WORK TO COMPLETE: Among the entries below, find the lines with "this" and copy them.

DATA SHOWN:

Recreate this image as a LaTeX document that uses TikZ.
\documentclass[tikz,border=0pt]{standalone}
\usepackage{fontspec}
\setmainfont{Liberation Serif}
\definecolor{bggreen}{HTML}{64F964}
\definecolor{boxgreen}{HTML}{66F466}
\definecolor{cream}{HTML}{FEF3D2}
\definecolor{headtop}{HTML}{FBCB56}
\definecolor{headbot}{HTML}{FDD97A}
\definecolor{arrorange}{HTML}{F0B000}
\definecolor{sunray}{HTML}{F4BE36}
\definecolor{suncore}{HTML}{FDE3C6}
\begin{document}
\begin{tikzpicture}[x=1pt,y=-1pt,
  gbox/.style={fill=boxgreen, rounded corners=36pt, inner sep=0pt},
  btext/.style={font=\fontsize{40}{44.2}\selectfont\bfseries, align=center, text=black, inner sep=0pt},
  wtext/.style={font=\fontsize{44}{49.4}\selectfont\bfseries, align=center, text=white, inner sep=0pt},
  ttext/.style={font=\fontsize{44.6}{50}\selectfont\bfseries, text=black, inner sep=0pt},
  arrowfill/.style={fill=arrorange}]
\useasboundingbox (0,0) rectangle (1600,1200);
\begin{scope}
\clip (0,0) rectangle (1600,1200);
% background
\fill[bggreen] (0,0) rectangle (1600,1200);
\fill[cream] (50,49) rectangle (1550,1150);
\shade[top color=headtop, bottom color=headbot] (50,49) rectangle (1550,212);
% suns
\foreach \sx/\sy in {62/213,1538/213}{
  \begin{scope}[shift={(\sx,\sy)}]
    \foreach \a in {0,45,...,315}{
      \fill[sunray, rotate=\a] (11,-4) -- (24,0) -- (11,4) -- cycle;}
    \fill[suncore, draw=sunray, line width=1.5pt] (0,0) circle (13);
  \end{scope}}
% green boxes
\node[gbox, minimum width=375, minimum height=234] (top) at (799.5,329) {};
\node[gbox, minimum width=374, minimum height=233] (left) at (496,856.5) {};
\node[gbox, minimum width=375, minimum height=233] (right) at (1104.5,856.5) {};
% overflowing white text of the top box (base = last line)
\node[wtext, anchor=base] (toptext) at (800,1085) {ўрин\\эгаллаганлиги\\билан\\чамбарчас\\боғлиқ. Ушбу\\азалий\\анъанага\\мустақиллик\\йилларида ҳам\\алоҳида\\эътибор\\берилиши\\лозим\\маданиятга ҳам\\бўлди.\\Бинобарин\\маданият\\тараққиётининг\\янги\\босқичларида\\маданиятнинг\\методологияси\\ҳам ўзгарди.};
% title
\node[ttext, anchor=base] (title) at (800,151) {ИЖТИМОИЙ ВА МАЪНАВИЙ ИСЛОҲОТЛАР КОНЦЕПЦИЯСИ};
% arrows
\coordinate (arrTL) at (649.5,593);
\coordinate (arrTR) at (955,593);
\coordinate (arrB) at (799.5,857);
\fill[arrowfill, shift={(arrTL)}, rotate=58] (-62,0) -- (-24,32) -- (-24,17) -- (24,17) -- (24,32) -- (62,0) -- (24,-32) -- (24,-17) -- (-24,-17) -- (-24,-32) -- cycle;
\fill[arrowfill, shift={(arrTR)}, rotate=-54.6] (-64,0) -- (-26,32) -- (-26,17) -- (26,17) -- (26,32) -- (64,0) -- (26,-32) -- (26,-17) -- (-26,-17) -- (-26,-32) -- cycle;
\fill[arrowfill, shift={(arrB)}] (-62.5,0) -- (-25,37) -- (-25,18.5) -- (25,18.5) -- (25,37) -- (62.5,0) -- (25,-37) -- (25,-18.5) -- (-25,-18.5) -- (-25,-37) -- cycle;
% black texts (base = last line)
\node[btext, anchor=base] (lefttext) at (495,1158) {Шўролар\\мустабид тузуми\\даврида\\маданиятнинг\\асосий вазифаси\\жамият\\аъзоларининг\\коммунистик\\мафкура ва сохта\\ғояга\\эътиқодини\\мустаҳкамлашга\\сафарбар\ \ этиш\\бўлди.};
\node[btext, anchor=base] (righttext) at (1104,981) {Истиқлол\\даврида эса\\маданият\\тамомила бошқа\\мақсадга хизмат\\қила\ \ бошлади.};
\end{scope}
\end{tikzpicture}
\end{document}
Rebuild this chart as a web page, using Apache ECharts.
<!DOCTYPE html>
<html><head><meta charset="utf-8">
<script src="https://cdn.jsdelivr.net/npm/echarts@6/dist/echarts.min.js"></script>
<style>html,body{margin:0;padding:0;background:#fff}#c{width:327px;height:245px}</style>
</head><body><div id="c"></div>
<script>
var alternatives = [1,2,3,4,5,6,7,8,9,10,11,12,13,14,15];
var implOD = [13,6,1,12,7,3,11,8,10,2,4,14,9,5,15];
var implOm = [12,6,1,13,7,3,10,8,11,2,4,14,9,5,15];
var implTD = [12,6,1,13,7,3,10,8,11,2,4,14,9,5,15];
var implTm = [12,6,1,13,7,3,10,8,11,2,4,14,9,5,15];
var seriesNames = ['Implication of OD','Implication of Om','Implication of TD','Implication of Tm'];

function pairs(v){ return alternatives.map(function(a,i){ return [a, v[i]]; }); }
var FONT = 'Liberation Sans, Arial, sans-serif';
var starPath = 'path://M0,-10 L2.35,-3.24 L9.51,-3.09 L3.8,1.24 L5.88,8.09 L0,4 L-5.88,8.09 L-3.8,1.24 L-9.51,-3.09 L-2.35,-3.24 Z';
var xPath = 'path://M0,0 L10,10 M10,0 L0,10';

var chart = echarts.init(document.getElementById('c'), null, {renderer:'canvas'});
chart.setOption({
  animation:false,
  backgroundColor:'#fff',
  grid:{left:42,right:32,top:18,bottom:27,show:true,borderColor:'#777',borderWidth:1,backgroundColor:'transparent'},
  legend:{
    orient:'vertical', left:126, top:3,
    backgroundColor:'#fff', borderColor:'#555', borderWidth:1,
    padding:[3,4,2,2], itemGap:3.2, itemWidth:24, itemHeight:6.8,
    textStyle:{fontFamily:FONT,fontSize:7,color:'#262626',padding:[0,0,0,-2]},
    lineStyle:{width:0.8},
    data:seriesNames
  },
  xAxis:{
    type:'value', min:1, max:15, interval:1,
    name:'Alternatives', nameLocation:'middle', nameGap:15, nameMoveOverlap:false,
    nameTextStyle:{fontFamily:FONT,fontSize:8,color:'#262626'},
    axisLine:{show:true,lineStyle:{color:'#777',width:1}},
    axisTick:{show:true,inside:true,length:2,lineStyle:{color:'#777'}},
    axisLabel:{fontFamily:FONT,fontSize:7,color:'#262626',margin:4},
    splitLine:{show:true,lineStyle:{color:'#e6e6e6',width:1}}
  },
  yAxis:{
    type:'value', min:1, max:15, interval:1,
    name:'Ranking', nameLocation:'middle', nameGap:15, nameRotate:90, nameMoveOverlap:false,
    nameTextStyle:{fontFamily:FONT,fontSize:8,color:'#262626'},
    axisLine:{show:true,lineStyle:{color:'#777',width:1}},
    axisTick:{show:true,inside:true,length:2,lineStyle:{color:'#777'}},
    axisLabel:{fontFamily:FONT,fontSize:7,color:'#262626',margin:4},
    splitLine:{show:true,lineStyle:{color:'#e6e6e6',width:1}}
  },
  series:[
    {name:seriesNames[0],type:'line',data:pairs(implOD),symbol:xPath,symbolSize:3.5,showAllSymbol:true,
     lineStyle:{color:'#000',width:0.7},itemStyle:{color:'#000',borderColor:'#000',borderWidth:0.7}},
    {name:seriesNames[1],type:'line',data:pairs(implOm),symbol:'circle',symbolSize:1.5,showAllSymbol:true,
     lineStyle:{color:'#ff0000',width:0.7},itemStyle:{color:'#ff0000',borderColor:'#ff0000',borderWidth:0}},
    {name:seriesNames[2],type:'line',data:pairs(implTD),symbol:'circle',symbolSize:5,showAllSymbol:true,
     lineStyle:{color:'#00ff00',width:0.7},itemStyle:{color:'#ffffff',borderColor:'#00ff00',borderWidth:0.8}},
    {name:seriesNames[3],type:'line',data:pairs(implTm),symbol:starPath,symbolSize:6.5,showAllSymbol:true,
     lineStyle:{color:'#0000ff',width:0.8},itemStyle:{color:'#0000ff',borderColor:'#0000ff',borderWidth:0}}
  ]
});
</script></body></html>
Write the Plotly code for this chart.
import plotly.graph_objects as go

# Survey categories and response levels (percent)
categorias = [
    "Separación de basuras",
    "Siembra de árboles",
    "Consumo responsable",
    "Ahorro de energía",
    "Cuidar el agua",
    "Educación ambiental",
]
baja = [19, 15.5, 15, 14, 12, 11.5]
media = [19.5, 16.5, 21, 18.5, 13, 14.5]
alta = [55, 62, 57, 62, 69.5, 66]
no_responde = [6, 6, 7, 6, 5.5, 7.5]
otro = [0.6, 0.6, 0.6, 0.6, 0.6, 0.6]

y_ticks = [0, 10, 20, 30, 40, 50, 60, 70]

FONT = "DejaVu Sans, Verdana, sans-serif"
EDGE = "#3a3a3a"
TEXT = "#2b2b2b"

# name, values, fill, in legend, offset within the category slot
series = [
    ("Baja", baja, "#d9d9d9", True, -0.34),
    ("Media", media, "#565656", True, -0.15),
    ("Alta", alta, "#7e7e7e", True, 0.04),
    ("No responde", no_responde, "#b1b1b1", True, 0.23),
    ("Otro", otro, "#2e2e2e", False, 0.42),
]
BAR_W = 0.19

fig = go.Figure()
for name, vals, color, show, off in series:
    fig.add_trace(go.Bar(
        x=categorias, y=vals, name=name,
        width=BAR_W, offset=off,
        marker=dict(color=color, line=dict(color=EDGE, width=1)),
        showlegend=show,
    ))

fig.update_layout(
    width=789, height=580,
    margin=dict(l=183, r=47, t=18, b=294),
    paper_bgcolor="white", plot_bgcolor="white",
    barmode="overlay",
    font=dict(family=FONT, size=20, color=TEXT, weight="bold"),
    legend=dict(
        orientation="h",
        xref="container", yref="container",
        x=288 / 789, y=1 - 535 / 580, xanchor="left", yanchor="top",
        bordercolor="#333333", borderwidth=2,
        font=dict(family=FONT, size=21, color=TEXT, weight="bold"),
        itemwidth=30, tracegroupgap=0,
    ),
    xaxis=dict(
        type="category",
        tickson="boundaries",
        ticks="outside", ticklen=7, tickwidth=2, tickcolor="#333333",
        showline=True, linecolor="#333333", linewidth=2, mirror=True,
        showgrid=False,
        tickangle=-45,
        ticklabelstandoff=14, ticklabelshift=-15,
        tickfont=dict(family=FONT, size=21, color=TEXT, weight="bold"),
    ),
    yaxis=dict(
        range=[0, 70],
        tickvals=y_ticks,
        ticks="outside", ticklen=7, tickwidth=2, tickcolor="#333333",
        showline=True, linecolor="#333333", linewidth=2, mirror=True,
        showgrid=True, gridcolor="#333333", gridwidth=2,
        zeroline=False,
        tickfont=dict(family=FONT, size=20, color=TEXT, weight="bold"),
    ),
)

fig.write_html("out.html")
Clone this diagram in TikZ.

IN RESPONSE:
Recreate this image as a LaTeX document that uses TikZ.
Rebuild this chart as a web page, using Apache ECharts.
Write the Plotly code for this chart.
Clone this diagram in TikZ.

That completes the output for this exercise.